Description of the task:
Look through the listing below and give the number of lines that hold "matplotlib". Say nothing more.

Data rows:

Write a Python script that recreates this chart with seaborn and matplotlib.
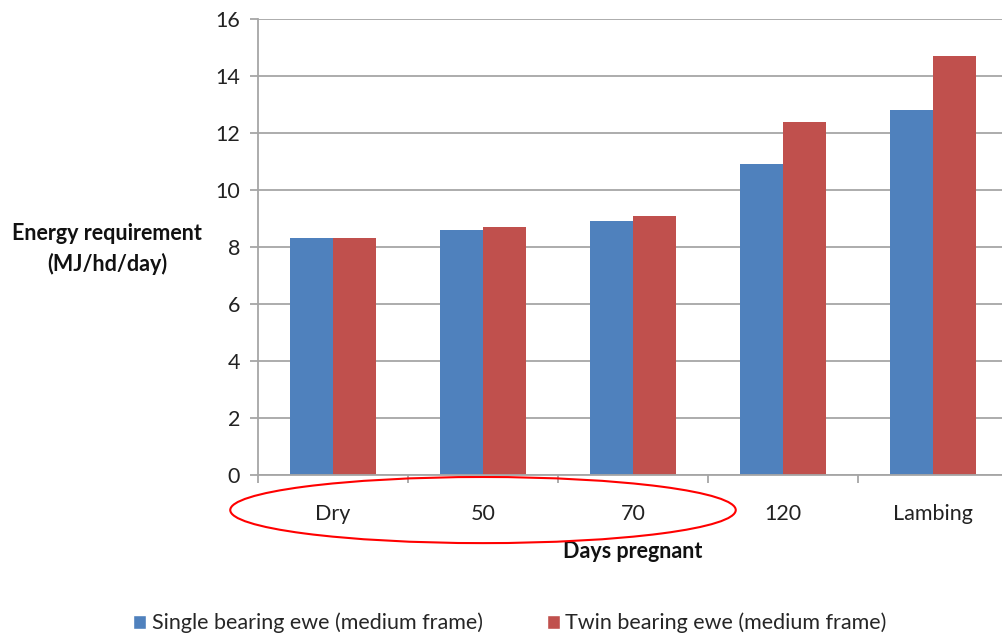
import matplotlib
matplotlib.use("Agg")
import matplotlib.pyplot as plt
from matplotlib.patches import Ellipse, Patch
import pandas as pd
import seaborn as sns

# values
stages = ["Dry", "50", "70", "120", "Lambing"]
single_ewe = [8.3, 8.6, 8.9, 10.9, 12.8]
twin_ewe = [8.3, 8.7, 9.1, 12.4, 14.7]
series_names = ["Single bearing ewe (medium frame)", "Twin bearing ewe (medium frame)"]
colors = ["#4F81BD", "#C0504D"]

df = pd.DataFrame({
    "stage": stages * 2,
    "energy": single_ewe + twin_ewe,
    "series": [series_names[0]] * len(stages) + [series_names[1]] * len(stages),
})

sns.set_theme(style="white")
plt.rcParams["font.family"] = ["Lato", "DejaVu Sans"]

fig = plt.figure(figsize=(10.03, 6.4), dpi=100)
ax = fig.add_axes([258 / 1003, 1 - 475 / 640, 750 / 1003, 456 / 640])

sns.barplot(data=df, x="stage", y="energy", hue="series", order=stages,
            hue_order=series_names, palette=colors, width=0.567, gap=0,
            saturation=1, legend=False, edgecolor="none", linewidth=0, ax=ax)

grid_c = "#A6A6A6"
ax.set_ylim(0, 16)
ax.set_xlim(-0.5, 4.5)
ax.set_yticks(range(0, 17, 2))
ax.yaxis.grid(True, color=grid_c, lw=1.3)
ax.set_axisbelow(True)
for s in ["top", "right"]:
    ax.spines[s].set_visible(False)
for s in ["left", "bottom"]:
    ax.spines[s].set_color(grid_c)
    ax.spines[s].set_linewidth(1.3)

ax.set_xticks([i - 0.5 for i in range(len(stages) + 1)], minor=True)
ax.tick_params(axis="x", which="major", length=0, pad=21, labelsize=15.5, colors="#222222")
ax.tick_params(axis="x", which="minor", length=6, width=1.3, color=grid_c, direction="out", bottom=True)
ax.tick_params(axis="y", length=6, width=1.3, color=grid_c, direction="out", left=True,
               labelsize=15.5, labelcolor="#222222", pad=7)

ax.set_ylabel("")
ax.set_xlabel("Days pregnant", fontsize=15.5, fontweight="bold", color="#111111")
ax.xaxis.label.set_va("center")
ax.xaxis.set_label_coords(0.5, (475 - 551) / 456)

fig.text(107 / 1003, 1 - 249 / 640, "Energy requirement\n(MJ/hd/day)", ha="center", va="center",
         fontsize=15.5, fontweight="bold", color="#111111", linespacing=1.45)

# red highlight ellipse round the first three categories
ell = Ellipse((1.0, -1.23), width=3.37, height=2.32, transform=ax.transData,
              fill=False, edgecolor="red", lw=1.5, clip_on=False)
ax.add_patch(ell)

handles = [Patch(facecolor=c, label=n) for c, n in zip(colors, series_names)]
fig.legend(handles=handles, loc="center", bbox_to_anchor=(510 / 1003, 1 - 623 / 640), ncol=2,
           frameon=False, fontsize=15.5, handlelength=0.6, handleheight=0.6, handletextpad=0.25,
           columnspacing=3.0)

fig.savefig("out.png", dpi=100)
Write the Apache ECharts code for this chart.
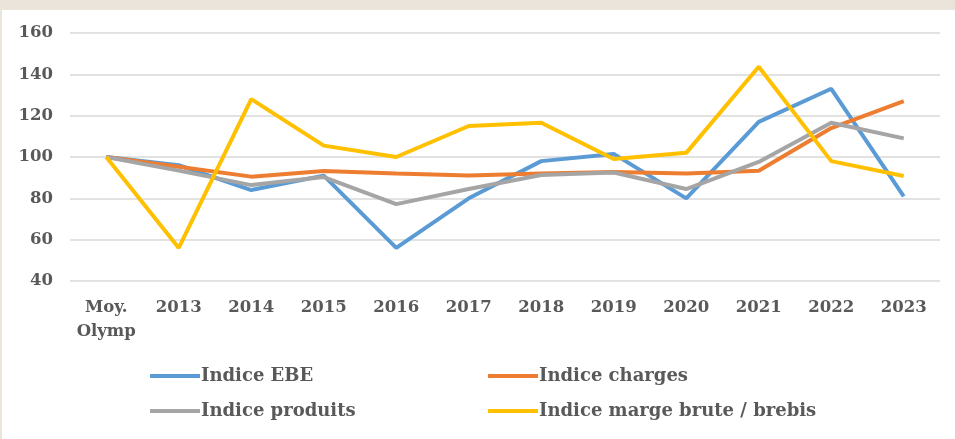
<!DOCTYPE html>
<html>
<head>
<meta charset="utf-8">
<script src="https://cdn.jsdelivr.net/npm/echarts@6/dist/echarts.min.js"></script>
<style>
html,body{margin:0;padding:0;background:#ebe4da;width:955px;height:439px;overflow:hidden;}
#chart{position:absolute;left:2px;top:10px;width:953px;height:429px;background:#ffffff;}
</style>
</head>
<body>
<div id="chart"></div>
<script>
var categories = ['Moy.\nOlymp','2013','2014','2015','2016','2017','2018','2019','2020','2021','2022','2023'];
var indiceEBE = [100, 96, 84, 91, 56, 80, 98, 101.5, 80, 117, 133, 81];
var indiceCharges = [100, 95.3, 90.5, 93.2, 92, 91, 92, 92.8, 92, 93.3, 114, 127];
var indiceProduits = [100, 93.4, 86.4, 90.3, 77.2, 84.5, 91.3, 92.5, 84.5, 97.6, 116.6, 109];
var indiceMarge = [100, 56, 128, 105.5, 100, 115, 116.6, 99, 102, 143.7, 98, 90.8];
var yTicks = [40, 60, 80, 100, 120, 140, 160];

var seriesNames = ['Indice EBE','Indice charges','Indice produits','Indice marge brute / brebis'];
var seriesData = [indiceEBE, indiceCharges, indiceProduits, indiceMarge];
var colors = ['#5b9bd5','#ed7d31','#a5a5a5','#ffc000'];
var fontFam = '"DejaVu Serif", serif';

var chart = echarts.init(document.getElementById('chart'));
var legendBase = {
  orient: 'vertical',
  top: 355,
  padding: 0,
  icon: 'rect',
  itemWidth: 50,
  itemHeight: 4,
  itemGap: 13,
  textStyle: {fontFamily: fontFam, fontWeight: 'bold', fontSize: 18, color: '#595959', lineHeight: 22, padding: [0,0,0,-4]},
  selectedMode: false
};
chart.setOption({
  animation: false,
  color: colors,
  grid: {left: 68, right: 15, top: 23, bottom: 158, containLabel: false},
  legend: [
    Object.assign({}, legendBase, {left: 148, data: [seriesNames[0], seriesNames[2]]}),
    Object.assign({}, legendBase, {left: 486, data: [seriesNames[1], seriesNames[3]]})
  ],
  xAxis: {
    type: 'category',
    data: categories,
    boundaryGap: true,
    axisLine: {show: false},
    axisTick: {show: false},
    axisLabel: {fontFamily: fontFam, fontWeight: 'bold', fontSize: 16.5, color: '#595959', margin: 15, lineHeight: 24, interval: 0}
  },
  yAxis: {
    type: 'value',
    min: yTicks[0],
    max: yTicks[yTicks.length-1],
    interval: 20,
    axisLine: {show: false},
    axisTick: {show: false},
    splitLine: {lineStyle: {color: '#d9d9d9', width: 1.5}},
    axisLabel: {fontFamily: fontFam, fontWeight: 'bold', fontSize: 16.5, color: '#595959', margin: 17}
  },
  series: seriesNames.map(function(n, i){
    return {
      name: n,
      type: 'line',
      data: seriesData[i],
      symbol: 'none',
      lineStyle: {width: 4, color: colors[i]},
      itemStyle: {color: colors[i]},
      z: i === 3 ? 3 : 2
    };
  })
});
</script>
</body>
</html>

Written reply:
5